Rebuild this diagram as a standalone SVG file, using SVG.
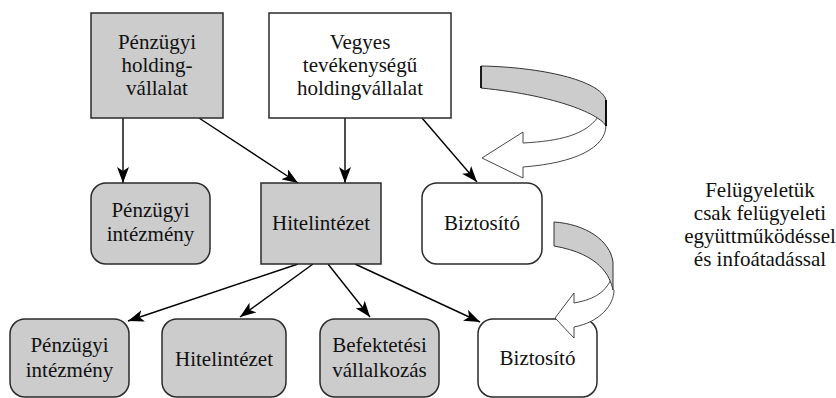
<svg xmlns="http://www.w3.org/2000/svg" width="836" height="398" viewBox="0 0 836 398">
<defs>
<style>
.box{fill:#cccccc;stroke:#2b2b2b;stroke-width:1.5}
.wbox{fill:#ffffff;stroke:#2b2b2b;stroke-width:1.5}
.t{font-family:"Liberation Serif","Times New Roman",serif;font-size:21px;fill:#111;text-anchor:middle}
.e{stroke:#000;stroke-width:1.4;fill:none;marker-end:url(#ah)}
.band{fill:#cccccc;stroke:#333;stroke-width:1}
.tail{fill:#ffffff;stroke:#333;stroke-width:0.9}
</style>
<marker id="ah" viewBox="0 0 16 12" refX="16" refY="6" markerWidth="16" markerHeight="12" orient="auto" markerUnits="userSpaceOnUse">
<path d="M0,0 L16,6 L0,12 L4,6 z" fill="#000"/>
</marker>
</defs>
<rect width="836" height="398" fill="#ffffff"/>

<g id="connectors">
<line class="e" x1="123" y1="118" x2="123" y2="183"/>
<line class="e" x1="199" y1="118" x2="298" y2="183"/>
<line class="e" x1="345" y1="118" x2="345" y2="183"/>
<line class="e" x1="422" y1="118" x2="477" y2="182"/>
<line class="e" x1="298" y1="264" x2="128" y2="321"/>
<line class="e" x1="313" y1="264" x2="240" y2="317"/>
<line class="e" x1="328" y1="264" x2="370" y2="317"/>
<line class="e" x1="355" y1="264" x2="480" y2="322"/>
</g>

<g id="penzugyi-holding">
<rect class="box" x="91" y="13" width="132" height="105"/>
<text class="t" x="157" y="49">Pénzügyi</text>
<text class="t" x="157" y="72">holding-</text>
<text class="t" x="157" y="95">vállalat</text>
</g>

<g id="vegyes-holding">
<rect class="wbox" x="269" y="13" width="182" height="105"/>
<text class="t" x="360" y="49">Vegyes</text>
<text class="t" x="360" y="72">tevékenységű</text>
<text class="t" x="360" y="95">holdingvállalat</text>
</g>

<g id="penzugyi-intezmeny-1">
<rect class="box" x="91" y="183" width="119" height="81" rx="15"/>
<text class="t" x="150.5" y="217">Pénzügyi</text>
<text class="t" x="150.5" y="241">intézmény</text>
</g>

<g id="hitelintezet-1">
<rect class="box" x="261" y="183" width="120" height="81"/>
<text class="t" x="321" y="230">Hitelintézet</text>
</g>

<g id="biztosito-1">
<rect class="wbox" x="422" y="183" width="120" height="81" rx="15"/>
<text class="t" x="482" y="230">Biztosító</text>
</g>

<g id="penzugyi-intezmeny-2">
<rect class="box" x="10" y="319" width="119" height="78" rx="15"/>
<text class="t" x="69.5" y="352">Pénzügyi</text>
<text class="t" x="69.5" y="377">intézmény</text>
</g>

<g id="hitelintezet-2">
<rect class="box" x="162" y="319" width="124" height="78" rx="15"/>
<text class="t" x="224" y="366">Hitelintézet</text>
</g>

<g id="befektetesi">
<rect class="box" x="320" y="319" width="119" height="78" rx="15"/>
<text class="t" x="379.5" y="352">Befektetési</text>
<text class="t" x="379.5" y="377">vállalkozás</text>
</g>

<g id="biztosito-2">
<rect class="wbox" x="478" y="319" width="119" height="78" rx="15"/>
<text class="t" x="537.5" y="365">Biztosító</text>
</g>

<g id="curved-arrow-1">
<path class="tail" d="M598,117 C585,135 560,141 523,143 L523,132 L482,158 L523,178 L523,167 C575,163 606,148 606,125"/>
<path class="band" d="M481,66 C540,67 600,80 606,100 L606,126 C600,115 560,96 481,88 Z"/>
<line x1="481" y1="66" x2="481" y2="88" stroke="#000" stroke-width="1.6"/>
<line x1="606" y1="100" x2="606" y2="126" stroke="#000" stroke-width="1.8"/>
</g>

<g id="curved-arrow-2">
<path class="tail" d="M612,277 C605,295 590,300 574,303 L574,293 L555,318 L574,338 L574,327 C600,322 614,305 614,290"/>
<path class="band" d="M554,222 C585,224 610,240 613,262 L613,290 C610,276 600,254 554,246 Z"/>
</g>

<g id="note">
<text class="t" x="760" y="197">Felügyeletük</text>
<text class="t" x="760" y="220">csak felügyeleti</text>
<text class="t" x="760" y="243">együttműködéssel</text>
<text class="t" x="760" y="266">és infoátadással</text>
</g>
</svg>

▸ Request: Without the pictures, copy the material exactly as given.

▸ Output of the exercise:
Rebuild this diagram as a standalone SVG file, using SVG.
<svg xmlns="http://www.w3.org/2000/svg" width="836" height="398" viewBox="0 0 836 398">
<defs>
<style>
.box{fill:#cccccc;stroke:#2b2b2b;stroke-width:1.5}
.wbox{fill:#ffffff;stroke:#2b2b2b;stroke-width:1.5}
.t{font-family:"Liberation Serif","Times New Roman",serif;font-size:21px;fill:#111;text-anchor:middle}
.e{stroke:#000;stroke-width:1.4;fill:none;marker-end:url(#ah)}
.band{fill:#cccccc;stroke:#333;stroke-width:1}
.tail{fill:#ffffff;stroke:#333;stroke-width:0.9}
</style>
<marker id="ah" viewBox="0 0 16 12" refX="16" refY="6" markerWidth="16" markerHeight="12" orient="auto" markerUnits="userSpaceOnUse">
<path d="M0,0 L16,6 L0,12 L4,6 z" fill="#000"/>
</marker>
</defs>
<rect width="836" height="398" fill="#ffffff"/>

<g id="connectors">
<line class="e" x1="123" y1="118" x2="123" y2="183"/>
<line class="e" x1="199" y1="118" x2="298" y2="183"/>
<line class="e" x1="345" y1="118" x2="345" y2="183"/>
<line class="e" x1="422" y1="118" x2="477" y2="182"/>
<line class="e" x1="298" y1="264" x2="128" y2="321"/>
<line class="e" x1="313" y1="264" x2="240" y2="317"/>
<line class="e" x1="328" y1="264" x2="370" y2="317"/>
<line class="e" x1="355" y1="264" x2="480" y2="322"/>
</g>

<g id="penzugyi-holding">
<rect class="box" x="91" y="13" width="132" height="105"/>
<text class="t" x="157" y="49">Pénzügyi</text>
<text class="t" x="157" y="72">holding-</text>
<text class="t" x="157" y="95">vállalat</text>
</g>

<g id="vegyes-holding">
<rect class="wbox" x="269" y="13" width="182" height="105"/>
<text class="t" x="360" y="49">Vegyes</text>
<text class="t" x="360" y="72">tevékenységű</text>
<text class="t" x="360" y="95">holdingvállalat</text>
</g>

<g id="penzugyi-intezmeny-1">
<rect class="box" x="91" y="183" width="119" height="81" rx="15"/>
<text class="t" x="150.5" y="217">Pénzügyi</text>
<text class="t" x="150.5" y="241">intézmény</text>
</g>

<g id="hitelintezet-1">
<rect class="box" x="261" y="183" width="120" height="81"/>
<text class="t" x="321" y="230">Hitelintézet</text>
</g>

<g id="biztosito-1">
<rect class="wbox" x="422" y="183" width="120" height="81" rx="15"/>
<text class="t" x="482" y="230">Biztosító</text>
</g>

<g id="penzugyi-intezmeny-2">
<rect class="box" x="10" y="319" width="119" height="78" rx="15"/>
<text class="t" x="69.5" y="352">Pénzügyi</text>
<text class="t" x="69.5" y="377">intézmény</text>
</g>

<g id="hitelintezet-2">
<rect class="box" x="162" y="319" width="124" height="78" rx="15"/>
<text class="t" x="224" y="366">Hitelintézet</text>
</g>

<g id="befektetesi">
<rect class="box" x="320" y="319" width="119" height="78" rx="15"/>
<text class="t" x="379.5" y="352">Befektetési</text>
<text class="t" x="379.5" y="377">vállalkozás</text>
</g>

<g id="biztosito-2">
<rect class="wbox" x="478" y="319" width="119" height="78" rx="15"/>
<text class="t" x="537.5" y="365">Biztosító</text>
</g>

<g id="curved-arrow-1">
<path class="tail" d="M598,117 C585,135 560,141 523,143 L523,132 L482,158 L523,178 L523,167 C575,163 606,148 606,125"/>
<path class="band" d="M481,66 C540,67 600,80 606,100 L606,126 C600,115 560,96 481,88 Z"/>
<line x1="481" y1="66" x2="481" y2="88" stroke="#000" stroke-width="1.6"/>
<line x1="606" y1="100" x2="606" y2="126" stroke="#000" stroke-width="1.8"/>
</g>

<g id="curved-arrow-2">
<path class="tail" d="M612,277 C605,295 590,300 574,303 L574,293 L555,318 L574,338 L574,327 C600,322 614,305 614,290"/>
<path class="band" d="M554,222 C585,224 610,240 613,262 L613,290 C610,276 600,254 554,246 Z"/>
</g>

<g id="note">
<text class="t" x="760" y="197">Felügyeletük</text>
<text class="t" x="760" y="220">csak felügyeleti</text>
<text class="t" x="760" y="243">együttműködéssel</text>
<text class="t" x="760" y="266">és infoátadással</text>
</g>
</svg>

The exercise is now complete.